One Battle After Another is a different object altogether, but I would think twice before calling it empty, or bro-y. For one thing, women ground the action of the film, especially in its sizzling first third. For another, there is too much care here, too much meticulous craft in the execution of this tale. You could argue that Teyana Taylor’s character is objectified, as a woman of colour; I think this is a weakness in the film, and yet I also see how Taylor grabs hold of the film, and Anderson allows her to cast a spell over it. I can see the case that there is a race problem here – but even then, I think that isn’t for want of trying to get it right. In one wonderful aside, Di Caprio’s character says, of his daughter: “I don’t know how to do her hair.” Paul Thomas Anderson’s children are mixed race, and I think that in writing that line for his star he gave us a simple, perfectly poignant moment describing his character’s unease, and all his love, in one fell swoop. That is the writing of a man who has a heart. Is One Battle After Another rather more occupied with a kind of action-y cinema, a more mainstream sort of aesthetic than I usually prefer from him? Absolutely. But even so there is heaps to see, hear, revel in: a peerless ear for music; a camera that always finds the right vantage point; a father and daughter scene filmed just so, in an empty chapel; and characters who are coloured in with rich humanity right down to tertiary actors. For all these things, I’m thankful.

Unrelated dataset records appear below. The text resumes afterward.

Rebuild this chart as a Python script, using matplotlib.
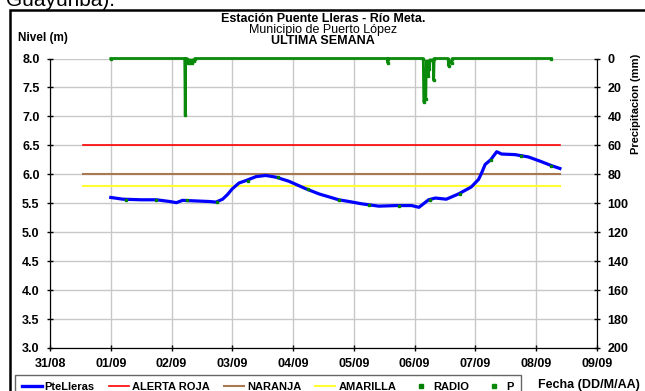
import matplotlib
matplotlib.use("Agg")
import matplotlib.pyplot as plt
from matplotlib.lines import Line2D
from matplotlib.patches import Rectangle
import numpy as np
import pandas as pd

plt.rcParams['font.family'] = ['Liberation Sans', 'DejaVu Sans']
plt.rcParams['font.weight'] = 'bold'

inicio = pd.Timestamp("2010-08-31")

# nivel PteLleras: dias desde 31/08 00:00 y metros
nivel_dias = [1.00, 1.20, 1.50, 1.75, 1.97, 2.08, 2.18, 2.40, 2.62, 2.73, 2.84, 2.92,
              3.00, 3.11, 3.22, 3.39, 3.55, 3.72, 3.93, 4.21, 4.43, 4.59, 4.75, 4.92,
              5.13, 5.41, 5.69, 5.95, 6.07, 6.23, 6.34, 6.52, 6.72, 6.93, 7.05, 7.10,
              7.16, 7.25, 7.35, 7.43, 7.65, 7.87, 8.08, 8.25, 8.39]
nivel_m = [5.60, 5.57, 5.56, 5.56, 5.53, 5.51, 5.55, 5.54, 5.53, 5.52, 5.57, 5.65,
           5.75, 5.85, 5.89, 5.96, 5.98, 5.95, 5.88, 5.75, 5.66, 5.61, 5.56, 5.53,
           5.49, 5.45, 5.46, 5.46, 5.43, 5.56, 5.59, 5.57, 5.66, 5.78, 5.91, 6.02,
           6.17, 6.25, 6.39, 6.35, 6.34, 6.30, 6.22, 6.15, 6.10]

# lecturas RADIO
radio_dias = [1.25, 1.75, 2.25, 2.75, 3.25, 3.75, 4.25, 4.75, 5.25, 5.75, 6.25,
              6.75, 7.25, 7.75, 8.25]
radio_m = [5.56, 5.56, 5.55, 5.52, 5.89, 5.95, 5.74, 5.56, 5.47, 5.46, 5.55,
           5.66, 6.25, 6.32, 6.15]

# precipitacion: horas desde 31/08 00:00 y mm
p_horas = [24.0, 53.2, 53.4, 53.6, 54.0, 54.3, 54.7, 55.1, 55.5, 55.9, 56.3, 56.7,
           57.2, 133.2, 133.4, 133.6, 147.4, 147.6, 148.4, 148.6, 149.2, 149.3,
           149.5, 149.8, 150.0, 151.3, 151.5, 151.7, 157.2, 157.4, 158.0, 158.6,
           158.9, 198.0]
p_mm = [0, 0, 39, 0, 0, 3, 1, 3, 1, 3, 1, 2,
        0, 0, 3, 0, 0, 30, 28, 2, 2, 12,
        2, 7, 1, 1, 15, 0, 0, 5, 2, 3,
        0, 0]

# niveles de alerta
alerta_dias = [0.54, 8.39]
roja = 6.5
naranja = 6.0
amarilla = 5.8

fechas = ["31/08", "01/09", "02/09", "03/09", "04/09", "05/09", "06/09",
          "07/09", "08/09", "09/09"]


def dias(d):
    return inicio + pd.to_timedelta(np.array(d, dtype=float), unit="D")


def px(x, y):
    return x / 645, 1 - y / 391


fig = plt.figure(figsize=(6.45, 3.91), dpi=100)
ax = fig.add_axes([50 / 645, 1 - 348 / 391, 547 / 645, 289.5 / 391])

ax.plot(dias(alerta_dias), [roja, roja], color="#ff0000", lw=1.2, zorder=2)
ax.plot(dias(alerta_dias), [naranja, naranja], color="#a87850", lw=1.5, zorder=2)
ax.plot(dias(alerta_dias), [amarilla, amarilla], color="#ffff33", lw=1.5, zorder=2)
ax.plot(dias(nivel_dias), nivel_m, color="#0000ff", lw=2.3, zorder=3)
ax.plot(dias(radio_dias), radio_m, ls="none", marker="s", ms=2,
        color="#008000", zorder=4)

ax.set_ylim(3, 8)
ax.set_yticks(np.arange(3, 8.01, 0.5))
ax.yaxis.set_major_formatter("{x:.1f}")
ax.set_xlim(dias([0])[0], dias([9])[0])
ax.set_xticks(dias(range(len(fechas))), fechas)
ax.grid(True, color="#c8c8c8", lw=1)
ax.set_axisbelow(True)
ax.spines["top"].set_visible(False)
ax.tick_params(direction="inout", length=5, width=1, labelsize=9, pad=5)

ax2 = ax.twinx()
ax2.plot(inicio + pd.to_timedelta(p_horas, unit="h"), p_mm, color="#0a8a0a",
         lw=2.0, marker="s", ms=1.8, zorder=5, clip_on=False)
ax2.set_ylim(200, 0)
ax2.set_yticks(np.arange(0, 201, 20))
ax2.spines["top"].set_visible(False)
ax2.tick_params(direction="inout", length=5, width=1, labelsize=9, pad=5)

fig.text(*px(323, 19), "Estación Puente Lleras - Río Meta.", ha="center",
         va="center", fontsize=9)
fig.text(*px(323, 30), "Municipio de Puerto López", ha="center", va="center",
         fontsize=9, fontweight="normal")
fig.text(*px(323, 41), "ULTIMA SEMANA", ha="center", va="center", fontsize=9)
fig.text(*px(18, 38), "Nivel (m)", ha="left", va="center", fontsize=8.5)
fig.text(*px(636, 104), "Precipitacion (mm)", ha="center", va="center",
         rotation=90, fontsize=8)
fig.text(*px(538, 385), "Fecha (DD/M/AA)", ha="left", va="center", fontsize=9)
fig.text(*px(6, 6.5), "Guayuriba).", ha="left", va="baseline", fontsize=15,
         fontweight="normal")

fig.add_artist(Rectangle(px(10, 420), 1.0, (420 - 9.5) / 391, fill=False,
                         lw=1.8, ec="black", transform=fig.transFigure))

handles = [
    Line2D([], [], color="#0000ff", lw=2.4),
    Line2D([], [], color="#ff0000", lw=1.2),
    Line2D([], [], color="#a87850", lw=1.5),
    Line2D([], [], color="#ffff33", lw=1.5),
    Line2D([], [], ls="none", marker="s", ms=2.2, color="#008000"),
    Line2D([], [], ls="none", marker="s", ms=2.2, color="#0a8a0a"),
]
labels = ["PteLleras", "ALERTA ROJA", "NARANJA", "AMARILLA", "RADIO", "P"]
leg = fig.legend(handles, labels, loc="upper left", bbox_to_anchor=px(15, 375),
                 ncol=6, fontsize=8, frameon=True, fancybox=False,
                 edgecolor="#404040", borderpad=0.6, handlelength=1.8,
                 handletextpad=0.25, columnspacing=1.3, borderaxespad=0)
leg.get_frame().set_linewidth(1)

fig.savefig("out.png", dpi=100)
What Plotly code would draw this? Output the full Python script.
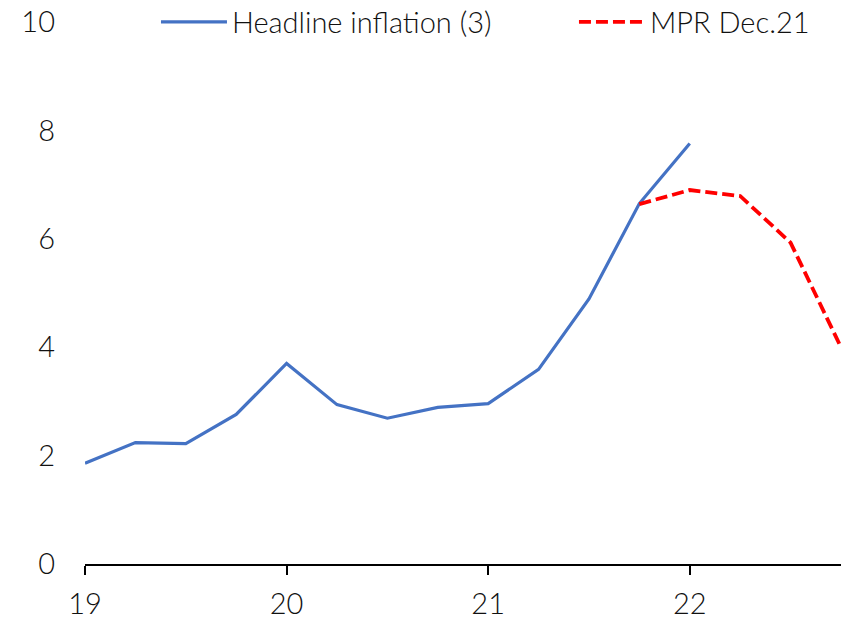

I wouldn’t insult Paul Thomas Anderson by comparing these gifts, these delicacies, with the confected games and nonsense of Christopher Nolan, but I think it should go without saying that Tenet or Dunkirk, whatever their technical feats may be (I don’t like either film), are simply not of the same order as the films discussed here. One director is an entertainer; the other an artist. If, in principle, I’m with you in the impulse to shoot down critical darlings, I think this isn’t the lens through which to do it. But thank you for the polemic, bro!